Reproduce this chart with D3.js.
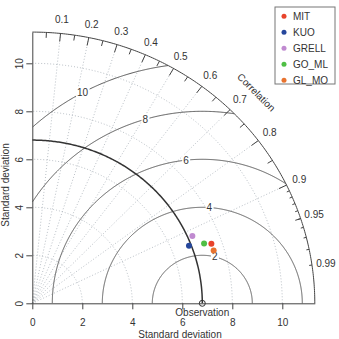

◆ ◆ ◆ ◆ ◆

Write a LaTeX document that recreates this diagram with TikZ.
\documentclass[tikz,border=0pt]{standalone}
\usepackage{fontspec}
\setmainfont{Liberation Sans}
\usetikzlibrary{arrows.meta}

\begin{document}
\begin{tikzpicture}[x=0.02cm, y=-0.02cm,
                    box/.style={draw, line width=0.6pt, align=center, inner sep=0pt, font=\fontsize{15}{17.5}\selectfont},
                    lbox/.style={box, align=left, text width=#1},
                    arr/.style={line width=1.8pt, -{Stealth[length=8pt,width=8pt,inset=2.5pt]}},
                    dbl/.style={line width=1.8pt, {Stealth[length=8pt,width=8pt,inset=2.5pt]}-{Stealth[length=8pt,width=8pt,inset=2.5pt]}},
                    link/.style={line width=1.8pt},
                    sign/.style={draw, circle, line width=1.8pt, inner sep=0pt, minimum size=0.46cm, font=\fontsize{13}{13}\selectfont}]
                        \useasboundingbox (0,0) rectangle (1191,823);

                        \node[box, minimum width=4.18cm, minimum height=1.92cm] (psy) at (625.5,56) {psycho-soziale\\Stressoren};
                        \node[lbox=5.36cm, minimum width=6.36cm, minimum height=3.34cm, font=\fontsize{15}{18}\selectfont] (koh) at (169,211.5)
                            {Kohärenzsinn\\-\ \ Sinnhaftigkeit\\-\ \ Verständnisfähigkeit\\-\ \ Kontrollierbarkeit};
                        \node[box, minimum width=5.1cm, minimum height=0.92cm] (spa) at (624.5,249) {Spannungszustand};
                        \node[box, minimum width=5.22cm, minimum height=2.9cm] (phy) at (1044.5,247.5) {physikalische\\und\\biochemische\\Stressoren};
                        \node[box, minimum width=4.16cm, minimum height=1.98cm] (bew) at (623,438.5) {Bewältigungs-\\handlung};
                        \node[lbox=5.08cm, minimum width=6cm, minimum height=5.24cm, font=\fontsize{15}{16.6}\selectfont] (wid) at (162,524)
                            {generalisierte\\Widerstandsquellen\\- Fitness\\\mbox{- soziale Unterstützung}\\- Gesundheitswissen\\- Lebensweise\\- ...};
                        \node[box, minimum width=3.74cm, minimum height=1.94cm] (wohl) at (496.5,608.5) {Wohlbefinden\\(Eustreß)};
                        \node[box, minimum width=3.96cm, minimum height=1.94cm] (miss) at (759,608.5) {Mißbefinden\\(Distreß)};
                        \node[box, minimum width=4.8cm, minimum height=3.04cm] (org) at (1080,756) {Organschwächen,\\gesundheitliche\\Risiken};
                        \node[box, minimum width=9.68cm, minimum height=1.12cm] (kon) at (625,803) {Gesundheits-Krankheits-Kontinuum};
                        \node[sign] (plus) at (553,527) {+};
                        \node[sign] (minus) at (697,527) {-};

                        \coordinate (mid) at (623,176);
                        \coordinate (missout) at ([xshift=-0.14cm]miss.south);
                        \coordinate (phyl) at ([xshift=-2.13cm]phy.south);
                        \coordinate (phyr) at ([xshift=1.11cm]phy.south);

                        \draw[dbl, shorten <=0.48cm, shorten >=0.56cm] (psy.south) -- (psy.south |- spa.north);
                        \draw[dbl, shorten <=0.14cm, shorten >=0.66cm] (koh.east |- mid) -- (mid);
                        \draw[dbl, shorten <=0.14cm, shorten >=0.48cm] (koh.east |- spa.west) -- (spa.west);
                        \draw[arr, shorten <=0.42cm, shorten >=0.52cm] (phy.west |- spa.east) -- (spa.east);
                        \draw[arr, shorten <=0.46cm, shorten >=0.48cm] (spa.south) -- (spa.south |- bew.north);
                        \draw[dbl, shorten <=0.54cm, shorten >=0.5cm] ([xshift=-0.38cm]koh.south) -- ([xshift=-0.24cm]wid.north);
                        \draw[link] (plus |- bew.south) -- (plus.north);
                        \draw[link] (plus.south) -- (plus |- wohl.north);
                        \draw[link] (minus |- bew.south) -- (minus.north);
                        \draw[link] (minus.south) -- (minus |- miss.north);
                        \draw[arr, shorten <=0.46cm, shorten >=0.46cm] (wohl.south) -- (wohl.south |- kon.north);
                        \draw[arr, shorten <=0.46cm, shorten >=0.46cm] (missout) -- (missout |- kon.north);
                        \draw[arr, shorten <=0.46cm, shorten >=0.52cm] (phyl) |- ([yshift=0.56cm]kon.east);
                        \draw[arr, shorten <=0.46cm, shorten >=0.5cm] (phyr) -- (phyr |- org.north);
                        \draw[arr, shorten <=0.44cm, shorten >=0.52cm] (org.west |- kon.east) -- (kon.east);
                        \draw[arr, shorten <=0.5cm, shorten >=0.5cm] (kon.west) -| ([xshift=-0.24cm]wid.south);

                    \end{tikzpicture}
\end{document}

◆ ◆ ◆ ◆ ◆

> [Task to carry out]: From the records above, quote only the lines running from the line with "Write a LaTeX" to the line with "(0,0) rectangle (1191,823);", both lines included.

> [Written solution]:
Write a LaTeX document that recreates this diagram with TikZ.
\documentclass[tikz,border=0pt]{standalone}
\usepackage{fontspec}
\setmainfont{Liberation Sans}
\usetikzlibrary{arrows.meta}

\begin{document}
\begin{tikzpicture}[x=0.02cm, y=-0.02cm,
                    box/.style={draw, line width=0.6pt, align=center, inner sep=0pt, font=\fontsize{15}{17.5}\selectfont},
                    lbox/.style={box, align=left, text width=#1},
                    arr/.style={line width=1.8pt, -{Stealth[length=8pt,width=8pt,inset=2.5pt]}},
                    dbl/.style={line width=1.8pt, {Stealth[length=8pt,width=8pt,inset=2.5pt]}-{Stealth[length=8pt,width=8pt,inset=2.5pt]}},
                    link/.style={line width=1.8pt},
                    sign/.style={draw, circle, line width=1.8pt, inner sep=0pt, minimum size=0.46cm, font=\fontsize{13}{13}\selectfont}]
                        \useasboundingbox (0,0) rectangle (1191,823);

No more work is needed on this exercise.